WHAT THE TASK ASKS
Leave out the pictures, and write out exactly the lines from the beginning of the material to the line holding "years = np.arange(1955, 2003)", that line included, and nothing else.

---------------

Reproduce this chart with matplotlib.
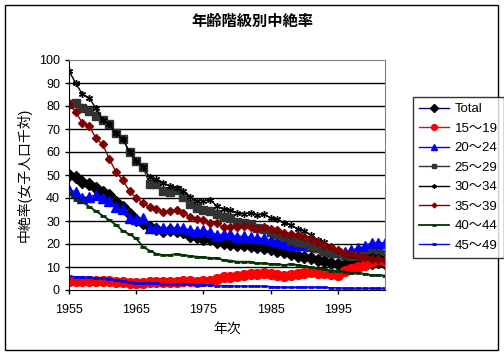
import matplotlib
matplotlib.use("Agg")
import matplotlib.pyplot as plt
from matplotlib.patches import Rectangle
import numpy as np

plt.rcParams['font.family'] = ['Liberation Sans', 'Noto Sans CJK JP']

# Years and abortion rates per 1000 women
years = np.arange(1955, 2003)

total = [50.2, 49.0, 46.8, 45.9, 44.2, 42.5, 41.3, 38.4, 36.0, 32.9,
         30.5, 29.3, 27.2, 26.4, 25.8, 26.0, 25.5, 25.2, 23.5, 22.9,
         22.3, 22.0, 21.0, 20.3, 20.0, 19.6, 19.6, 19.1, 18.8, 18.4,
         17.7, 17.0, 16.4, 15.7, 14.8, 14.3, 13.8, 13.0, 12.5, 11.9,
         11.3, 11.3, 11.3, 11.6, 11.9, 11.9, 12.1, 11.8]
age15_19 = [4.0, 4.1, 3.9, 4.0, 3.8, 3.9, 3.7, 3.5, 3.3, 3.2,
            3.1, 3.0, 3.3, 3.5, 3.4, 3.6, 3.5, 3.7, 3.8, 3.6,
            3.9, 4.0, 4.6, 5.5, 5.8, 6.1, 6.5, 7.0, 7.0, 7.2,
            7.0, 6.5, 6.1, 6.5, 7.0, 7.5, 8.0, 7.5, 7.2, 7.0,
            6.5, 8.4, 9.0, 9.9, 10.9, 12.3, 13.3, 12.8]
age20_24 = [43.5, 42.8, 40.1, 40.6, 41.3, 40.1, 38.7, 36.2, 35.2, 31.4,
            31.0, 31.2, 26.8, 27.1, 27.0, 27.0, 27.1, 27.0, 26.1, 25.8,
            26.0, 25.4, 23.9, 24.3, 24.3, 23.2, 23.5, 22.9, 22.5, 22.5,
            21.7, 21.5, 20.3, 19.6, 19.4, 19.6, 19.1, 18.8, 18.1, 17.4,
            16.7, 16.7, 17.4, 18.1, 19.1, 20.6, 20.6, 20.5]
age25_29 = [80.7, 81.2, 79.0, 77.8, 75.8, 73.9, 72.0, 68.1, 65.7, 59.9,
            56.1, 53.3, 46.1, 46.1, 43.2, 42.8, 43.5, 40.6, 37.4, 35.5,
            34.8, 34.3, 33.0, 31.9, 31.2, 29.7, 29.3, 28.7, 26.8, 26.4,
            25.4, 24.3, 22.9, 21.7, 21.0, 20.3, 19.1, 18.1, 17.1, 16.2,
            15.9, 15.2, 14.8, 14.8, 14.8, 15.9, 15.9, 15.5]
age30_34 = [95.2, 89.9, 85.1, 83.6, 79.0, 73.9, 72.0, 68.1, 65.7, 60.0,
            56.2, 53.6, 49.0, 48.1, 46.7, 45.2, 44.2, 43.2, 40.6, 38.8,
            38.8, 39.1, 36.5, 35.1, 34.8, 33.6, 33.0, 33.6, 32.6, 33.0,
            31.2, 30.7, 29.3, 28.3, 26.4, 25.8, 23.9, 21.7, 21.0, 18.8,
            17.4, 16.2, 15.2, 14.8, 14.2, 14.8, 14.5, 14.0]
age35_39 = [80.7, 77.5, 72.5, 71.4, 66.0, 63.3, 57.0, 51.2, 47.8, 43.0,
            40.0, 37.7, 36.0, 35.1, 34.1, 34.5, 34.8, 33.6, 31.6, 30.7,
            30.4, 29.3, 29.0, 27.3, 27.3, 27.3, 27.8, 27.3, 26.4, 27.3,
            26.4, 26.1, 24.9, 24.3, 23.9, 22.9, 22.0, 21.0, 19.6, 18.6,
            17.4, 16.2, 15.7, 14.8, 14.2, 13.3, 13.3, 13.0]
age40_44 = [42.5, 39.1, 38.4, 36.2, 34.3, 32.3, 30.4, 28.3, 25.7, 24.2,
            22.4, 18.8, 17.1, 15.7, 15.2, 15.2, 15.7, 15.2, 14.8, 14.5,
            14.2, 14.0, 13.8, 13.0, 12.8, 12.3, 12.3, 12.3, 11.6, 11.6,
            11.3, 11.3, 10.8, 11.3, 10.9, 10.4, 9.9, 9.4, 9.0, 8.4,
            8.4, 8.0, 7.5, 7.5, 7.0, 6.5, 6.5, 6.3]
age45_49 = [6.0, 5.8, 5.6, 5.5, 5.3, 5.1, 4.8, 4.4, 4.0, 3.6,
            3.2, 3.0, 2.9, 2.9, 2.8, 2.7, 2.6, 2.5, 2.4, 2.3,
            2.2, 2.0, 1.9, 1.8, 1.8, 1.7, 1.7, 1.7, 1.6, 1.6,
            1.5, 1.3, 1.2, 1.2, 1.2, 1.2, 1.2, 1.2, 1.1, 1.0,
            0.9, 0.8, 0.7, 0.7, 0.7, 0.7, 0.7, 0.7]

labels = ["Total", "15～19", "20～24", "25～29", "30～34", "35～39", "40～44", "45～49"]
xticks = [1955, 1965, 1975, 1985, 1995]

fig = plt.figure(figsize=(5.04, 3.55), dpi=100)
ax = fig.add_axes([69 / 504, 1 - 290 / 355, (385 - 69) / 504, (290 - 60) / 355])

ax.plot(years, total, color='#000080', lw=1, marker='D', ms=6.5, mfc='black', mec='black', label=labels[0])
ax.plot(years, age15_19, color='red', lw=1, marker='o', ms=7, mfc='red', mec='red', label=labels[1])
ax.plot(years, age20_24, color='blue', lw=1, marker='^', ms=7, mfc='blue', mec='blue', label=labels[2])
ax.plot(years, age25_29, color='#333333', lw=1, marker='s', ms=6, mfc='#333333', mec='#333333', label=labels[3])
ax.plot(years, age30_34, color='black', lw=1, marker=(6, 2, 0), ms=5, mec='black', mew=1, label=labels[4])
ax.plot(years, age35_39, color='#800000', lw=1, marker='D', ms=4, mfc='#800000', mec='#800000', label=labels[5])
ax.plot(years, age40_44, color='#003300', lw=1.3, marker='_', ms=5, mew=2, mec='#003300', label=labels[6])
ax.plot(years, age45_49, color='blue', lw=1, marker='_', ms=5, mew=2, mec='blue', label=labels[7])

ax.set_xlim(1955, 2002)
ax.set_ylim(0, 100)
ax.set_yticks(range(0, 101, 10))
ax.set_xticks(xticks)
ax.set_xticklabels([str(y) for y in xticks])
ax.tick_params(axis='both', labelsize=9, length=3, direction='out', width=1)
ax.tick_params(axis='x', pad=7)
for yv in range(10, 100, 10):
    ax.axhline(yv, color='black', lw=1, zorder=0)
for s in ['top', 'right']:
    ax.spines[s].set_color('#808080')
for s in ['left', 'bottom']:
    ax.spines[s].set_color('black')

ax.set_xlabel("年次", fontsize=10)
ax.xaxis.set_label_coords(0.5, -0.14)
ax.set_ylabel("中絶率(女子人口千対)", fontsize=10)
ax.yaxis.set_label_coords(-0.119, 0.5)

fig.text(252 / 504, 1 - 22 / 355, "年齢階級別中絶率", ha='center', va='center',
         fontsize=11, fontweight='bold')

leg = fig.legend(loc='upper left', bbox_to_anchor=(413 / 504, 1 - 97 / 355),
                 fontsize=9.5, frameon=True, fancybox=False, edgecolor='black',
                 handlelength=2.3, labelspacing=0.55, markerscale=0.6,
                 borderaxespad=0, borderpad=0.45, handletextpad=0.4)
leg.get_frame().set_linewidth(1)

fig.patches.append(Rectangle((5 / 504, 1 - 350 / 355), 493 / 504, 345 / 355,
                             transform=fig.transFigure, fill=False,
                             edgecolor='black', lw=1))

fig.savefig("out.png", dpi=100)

---------------

COMPLETE OUTPUT
Reproduce this chart with matplotlib.
import matplotlib
matplotlib.use("Agg")
import matplotlib.pyplot as plt
from matplotlib.patches import Rectangle
import numpy as np

plt.rcParams['font.family'] = ['Liberation Sans', 'Noto Sans CJK JP']

# Years and abortion rates per 1000 women
years = np.arange(1955, 2003)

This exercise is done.